The intake pressure at the upper intake tube is preferably adjusted to be lower than the discharge pressure at the separating-disk-free liquid discharge. As a result, the sealing-off of the upper intake or of the upper intake tube and that of the separating-disk-free liquid discharge can take place by only one joint sliding ring seal.
Other objects, advantages and novel features of the present invention will become apparent from the following detailed description of the invention when considered in conjunction with the accompanying drawings.
The FIGURE is a sectional view of a disk centrifuge according to the principles of the present invention.
The FIGURE illustrates a disk centrifuge 2 which has a centrifugal drum 4 which conically tapers in its upper section.
An upper intake tube 6 extends in the center from above (concentrically to the axis of rotation) into the centrifugal drum 4. The upper intake tube 6 leads into the lower area of the centrifugal drum 4 from above into an intake duct 12 of a distributor 8.
In the lower axial end area of the centrifugal drum 4, a hollow spindle 11, or lower intake, is connected to the bottom part 10 of the drum as another intake. The spindle 11 may have at least two bores 13, one of which is shown leading into intake duct 14 in the distributor 8. Also, both intake ducts 12, 14 may be connected to both intakes 6, 11 or a single intake duct 12, 14 may be connected to both intakes 6, 11.
The centrifugal drum 4 therefore has two mutually separated intakes 6, 11 which jointly form the intake device of the disk centrifuge 2. At least one separate or mutually separated intake duct 12, 14 is assigned to one of the two intakes in the distributor 8. The intake ducts 12, 14 each lead into mutually separated, separate ascending ducts 16, 18 in the disk stack 20 of the centrifugal drum 4.

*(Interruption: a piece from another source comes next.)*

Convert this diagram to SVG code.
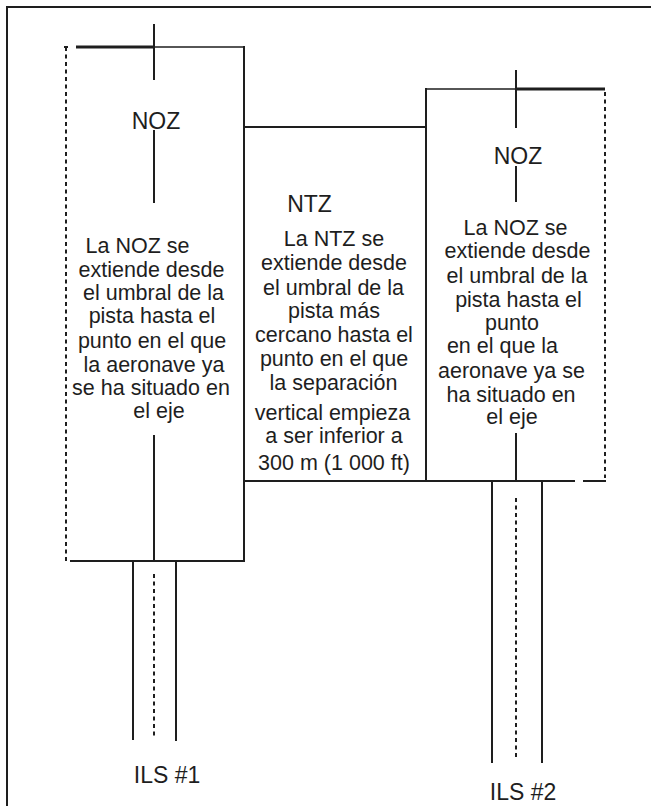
<svg xmlns="http://www.w3.org/2000/svg" width="651" height="806" viewBox="0 0 651 806">
<style>
.ln{stroke:#1e1e1e;stroke-width:2;fill:none}
.thin{stroke:#1e1e1e;stroke-width:1.5;fill:none}
.thick{stroke:#1e1e1e;stroke-width:3;fill:none}
.dot{stroke:#1e1e1e;stroke-width:2;fill:none;stroke-dasharray:4 3.5}
.t{font-family:"Liberation Sans",Arial,sans-serif;font-size:21.5px;fill:#1e1e1e;text-anchor:middle}
.h{font-family:"Liberation Sans",Arial,sans-serif;font-size:23px;fill:#1e1e1e;text-anchor:middle}
</style>
<rect width="651" height="806" fill="#fff"/>
<g id="border">
<path class="ln" d="M7,806 V7 H651"/>
</g>
<g id="noz1">
<path class="dot" d="M66,47 V561"/>
<path class="ln" d="M64,47 H68"/>
<path class="thick" d="M76,47 H154"/>
<path class="thin" d="M154,47 H244"/>
<path class="ln" d="M244,46 V562 M70,561 H245"/>
<path class="ln" d="M154,24 V80 M154,130 V203 M154,435 V561"/>
<text class="h" x="156" y="129">NOZ</text>
<text class="t" x="137.5" y="253">La NOZ se</text>
<text class="t" x="151.5" y="277">extiende desde</text>
<text class="t" x="153.5" y="300">el umbral de la</text>
<text class="t" x="152" y="323">pista hasta el</text>
<text class="t" x="152" y="348">punto en el que</text>
<text class="t" x="154" y="372">la aeronave ya</text>
<text class="t" x="151" y="395">se ha situado en</text>
<text class="t" x="159" y="418">el eje</text>
</g>
<g id="ntz">
<path class="ln" d="M244,127 H426"/>
<path class="ln" d="M244,481 H575 M583,481 H606"/>
<text class="h" x="309.5" y="212">NTZ</text>
<text class="t" x="334" y="246">La NTZ se</text>
<text class="t" x="334" y="270">extiende desde</text>
<text class="t" x="333.5" y="295">el umbral de la</text>
<text class="t" x="334" y="318">pista más</text>
<text class="t" x="334" y="342">cercano hasta el</text>
<text class="t" x="334" y="366">punto en el que</text>
<text class="t" x="333.5" y="390">la separación</text>
<text class="t" x="332.5" y="420">vertical empieza</text>
<text class="t" x="334" y="443">a ser inferior a</text>
<text class="t" x="334" y="470">300 m (1 000 ft)</text>
</g>
<g id="noz2">
<path class="ln" d="M426,88 V482"/>
<path class="thin" d="M426,89 H516"/>
<path class="thick" d="M516,89 H605"/>
<path class="dot" d="M605,92 V478"/>
<path class="ln" d="M516,70 V128 M516,166 V202 M516,433 V481"/>
<text class="h" x="518" y="164">NOZ</text>
<text class="t" x="515.5" y="235">La NOZ se</text>
<text class="t" x="517.5" y="258">extiende desde</text>
<text class="t" x="517" y="283">el umbral de la</text>
<text class="t" x="518.5" y="307">pista hasta el</text>
<text class="t" x="512" y="330">punto</text>
<text class="t" x="502.5" y="353">en el que la</text>
<text class="t" x="511.5" y="378">aeronave ya se</text>
<text class="t" x="511" y="402">ha situado en</text>
<text class="t" x="512" y="424">el eje</text>
</g>
<g id="connectors">
<g id="ils1">
<path class="ln" d="M133,561 V740 M176,561 V741"/>
<path class="dot" d="M154,574 V738"/>
<text class="h" x="167" y="783">ILS #1</text>
</g>
<g id="ils2">
<path class="ln" d="M492,481 V763 M542,481 V763"/>
<path class="dot" d="M516,498 V758"/>
<text class="h" x="523" y="800">ILS #2</text>
</g>
</g>
</svg>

For letting off two different liquid phases, two liquid discharges 22, 24 are provided of which one is equipped with a separating disk 26 and the other is constructed without a separating disk.
This disk centrifuge 2 operates as follows.
The centrifuged material— particularly cold milk— is guided through the upper intake tube 6 (arrow B) as well as through the lower hollow spindle 11 (arrow A) into the distributor 8. The cold milk then flows into the mutually separated intake ducts 12, 14 and from there into the ascending ducts 16, 18 in the disk stack 20 of the centrifugal drum 4.
The skimmed milk is discharged through the liquid discharge 22 with the separating disk 26, and the cream is discharged through the liquid discharge 24 without a separating disk. A discharge 28 for solids permits the carrying-way of solid residues from the centrifugal drum 4.
The sealing-off of the upper intake or of the upper intake tube 6 and that of the liquid discharge 24 without the separating disk takes place by only one common sliding ring seal 30. In particular, this can be achieved because the intake pressure P1 at the upper intake tube 6 is selected to be lower than the discharge pressure P2 at the discharge without a separating disk, so that the loading of the seal is definite.
Although the present invention has been described and illustrated in detail, it is to be clearly understood that the same is by way of illustration and example only, and is not to be taken by way of limitation. The spirit and scope of the present invention are to be limited only by the terms of the appended claims.